● **WHAT IS ASKED**
Go through the entries one line at a time, and gather every line that has the word "this".

● **RECORDED INFORMATION**

__________

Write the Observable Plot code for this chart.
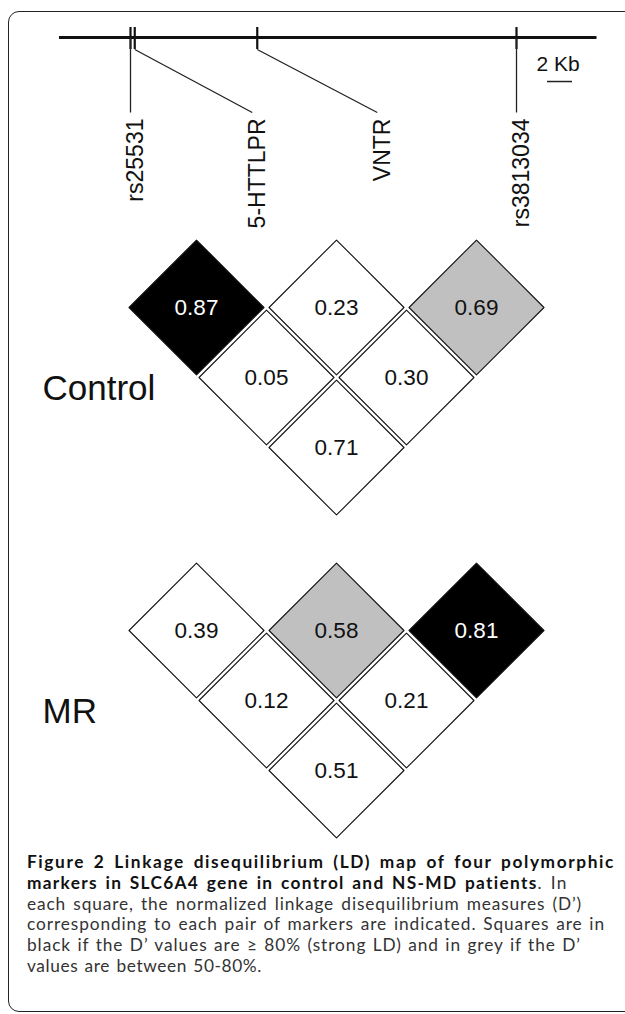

__________

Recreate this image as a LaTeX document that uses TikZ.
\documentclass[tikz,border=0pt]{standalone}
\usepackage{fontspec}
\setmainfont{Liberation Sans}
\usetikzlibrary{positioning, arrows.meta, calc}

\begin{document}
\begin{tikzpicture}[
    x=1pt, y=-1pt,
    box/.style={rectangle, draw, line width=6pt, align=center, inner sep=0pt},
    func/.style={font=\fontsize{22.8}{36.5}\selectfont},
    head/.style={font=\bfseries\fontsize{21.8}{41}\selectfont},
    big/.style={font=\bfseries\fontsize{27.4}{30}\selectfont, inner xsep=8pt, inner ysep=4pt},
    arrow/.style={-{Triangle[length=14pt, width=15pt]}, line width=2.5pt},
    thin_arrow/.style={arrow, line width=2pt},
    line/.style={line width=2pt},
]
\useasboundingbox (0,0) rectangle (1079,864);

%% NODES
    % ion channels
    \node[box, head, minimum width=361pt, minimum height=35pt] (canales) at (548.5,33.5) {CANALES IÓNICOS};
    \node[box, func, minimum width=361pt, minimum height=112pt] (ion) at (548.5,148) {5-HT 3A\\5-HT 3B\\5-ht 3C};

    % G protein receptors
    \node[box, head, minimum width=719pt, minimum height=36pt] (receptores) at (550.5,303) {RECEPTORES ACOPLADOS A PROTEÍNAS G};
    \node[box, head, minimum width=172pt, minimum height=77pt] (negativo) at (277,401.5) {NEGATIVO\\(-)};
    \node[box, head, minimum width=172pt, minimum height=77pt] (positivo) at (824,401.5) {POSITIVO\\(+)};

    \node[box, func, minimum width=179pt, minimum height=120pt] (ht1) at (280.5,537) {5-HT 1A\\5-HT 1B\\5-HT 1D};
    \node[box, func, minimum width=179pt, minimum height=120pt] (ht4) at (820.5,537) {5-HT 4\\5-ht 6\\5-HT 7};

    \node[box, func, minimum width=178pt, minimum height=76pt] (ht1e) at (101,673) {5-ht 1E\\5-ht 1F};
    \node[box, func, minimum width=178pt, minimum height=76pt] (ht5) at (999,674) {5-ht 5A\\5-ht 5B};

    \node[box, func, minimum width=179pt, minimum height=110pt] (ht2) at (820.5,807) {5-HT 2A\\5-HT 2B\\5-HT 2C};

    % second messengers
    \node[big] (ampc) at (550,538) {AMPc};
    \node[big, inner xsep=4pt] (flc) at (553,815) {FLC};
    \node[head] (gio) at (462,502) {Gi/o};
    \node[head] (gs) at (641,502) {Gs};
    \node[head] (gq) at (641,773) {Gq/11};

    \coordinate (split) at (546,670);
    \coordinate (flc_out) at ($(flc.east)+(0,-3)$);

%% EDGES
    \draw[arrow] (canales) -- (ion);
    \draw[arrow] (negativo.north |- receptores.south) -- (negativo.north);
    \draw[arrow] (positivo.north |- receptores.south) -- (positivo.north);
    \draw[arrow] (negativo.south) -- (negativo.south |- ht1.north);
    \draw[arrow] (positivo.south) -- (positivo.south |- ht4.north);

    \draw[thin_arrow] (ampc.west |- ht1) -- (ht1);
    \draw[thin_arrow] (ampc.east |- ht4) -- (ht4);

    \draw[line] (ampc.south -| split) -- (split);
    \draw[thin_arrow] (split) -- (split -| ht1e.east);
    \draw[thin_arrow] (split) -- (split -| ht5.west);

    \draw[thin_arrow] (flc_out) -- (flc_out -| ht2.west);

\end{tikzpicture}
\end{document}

__________

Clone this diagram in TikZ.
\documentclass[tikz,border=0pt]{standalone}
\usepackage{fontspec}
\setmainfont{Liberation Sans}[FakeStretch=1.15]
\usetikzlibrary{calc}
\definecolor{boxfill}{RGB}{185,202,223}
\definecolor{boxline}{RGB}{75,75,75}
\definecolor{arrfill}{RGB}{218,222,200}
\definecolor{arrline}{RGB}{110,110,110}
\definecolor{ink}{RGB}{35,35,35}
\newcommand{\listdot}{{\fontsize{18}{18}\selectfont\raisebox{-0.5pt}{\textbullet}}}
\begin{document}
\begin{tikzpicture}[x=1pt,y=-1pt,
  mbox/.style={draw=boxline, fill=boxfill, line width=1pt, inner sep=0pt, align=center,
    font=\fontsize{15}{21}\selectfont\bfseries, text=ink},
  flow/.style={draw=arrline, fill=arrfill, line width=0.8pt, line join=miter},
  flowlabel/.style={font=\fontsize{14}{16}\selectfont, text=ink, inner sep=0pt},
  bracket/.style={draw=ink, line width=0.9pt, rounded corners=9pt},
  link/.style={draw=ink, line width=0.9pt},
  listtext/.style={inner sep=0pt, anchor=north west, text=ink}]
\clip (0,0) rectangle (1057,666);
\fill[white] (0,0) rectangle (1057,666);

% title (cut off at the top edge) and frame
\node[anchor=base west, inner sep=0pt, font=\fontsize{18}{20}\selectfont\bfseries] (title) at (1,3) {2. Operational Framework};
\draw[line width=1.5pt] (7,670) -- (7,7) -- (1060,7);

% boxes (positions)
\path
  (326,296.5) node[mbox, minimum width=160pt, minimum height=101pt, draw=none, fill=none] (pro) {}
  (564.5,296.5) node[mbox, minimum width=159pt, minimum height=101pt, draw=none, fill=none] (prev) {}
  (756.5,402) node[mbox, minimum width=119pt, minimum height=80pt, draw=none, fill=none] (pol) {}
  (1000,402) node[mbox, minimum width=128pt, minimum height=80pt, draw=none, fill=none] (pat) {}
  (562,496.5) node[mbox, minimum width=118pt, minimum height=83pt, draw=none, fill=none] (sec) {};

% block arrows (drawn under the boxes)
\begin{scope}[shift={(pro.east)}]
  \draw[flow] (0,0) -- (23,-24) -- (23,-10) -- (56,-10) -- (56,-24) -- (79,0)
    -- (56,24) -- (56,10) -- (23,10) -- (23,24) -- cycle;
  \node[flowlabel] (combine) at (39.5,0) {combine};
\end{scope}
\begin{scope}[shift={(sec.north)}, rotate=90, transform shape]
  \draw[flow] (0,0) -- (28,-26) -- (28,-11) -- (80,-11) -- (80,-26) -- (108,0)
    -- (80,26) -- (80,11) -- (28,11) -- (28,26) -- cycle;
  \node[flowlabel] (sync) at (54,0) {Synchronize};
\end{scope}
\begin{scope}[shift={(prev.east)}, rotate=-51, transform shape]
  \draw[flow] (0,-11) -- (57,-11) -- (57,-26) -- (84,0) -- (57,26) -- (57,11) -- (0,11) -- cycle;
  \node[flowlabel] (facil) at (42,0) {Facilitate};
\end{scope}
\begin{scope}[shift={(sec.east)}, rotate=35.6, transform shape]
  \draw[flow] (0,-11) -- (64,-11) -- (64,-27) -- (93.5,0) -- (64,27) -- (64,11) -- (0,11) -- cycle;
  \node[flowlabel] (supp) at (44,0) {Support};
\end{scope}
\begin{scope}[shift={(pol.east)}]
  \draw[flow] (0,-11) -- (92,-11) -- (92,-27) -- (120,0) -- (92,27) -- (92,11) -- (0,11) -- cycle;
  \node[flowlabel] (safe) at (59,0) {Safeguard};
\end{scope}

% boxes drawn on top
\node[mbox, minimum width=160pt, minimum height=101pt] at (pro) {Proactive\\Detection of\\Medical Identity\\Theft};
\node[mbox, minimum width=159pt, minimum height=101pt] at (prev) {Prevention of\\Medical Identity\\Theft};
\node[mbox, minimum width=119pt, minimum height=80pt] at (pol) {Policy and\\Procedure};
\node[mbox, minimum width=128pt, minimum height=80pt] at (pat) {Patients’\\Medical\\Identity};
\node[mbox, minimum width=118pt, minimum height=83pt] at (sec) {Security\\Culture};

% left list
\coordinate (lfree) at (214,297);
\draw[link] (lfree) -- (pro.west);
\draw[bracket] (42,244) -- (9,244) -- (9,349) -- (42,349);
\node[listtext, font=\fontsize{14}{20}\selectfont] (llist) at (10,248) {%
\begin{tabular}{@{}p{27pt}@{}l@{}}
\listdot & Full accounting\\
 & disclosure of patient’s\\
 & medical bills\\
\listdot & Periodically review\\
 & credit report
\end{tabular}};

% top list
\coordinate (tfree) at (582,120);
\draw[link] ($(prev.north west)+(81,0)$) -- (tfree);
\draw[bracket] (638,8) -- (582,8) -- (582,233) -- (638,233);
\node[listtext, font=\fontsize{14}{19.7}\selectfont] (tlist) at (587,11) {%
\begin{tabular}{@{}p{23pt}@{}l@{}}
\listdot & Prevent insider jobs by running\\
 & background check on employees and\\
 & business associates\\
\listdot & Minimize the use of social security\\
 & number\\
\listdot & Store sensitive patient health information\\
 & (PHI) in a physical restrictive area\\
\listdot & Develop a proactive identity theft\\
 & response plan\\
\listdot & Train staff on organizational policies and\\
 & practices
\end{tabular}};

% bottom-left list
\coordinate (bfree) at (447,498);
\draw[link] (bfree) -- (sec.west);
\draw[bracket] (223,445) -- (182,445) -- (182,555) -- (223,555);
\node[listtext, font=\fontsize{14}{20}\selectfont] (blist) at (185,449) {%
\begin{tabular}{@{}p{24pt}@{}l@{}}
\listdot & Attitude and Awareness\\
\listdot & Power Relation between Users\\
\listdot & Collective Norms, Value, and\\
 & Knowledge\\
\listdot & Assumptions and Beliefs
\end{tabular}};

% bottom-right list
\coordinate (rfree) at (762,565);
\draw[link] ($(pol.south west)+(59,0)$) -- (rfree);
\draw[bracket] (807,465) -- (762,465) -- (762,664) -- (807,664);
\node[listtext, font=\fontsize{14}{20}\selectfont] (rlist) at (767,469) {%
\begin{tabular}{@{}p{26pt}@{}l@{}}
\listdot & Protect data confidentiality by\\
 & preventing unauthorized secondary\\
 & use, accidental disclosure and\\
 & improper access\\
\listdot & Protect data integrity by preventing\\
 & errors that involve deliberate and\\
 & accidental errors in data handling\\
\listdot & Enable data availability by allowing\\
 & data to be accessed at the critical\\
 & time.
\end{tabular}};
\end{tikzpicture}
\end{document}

__________

● **TASK RESULT**
Write the Observable Plot code for this chart.
Recreate this image as a LaTeX document that uses TikZ.
Clone this diagram in TikZ.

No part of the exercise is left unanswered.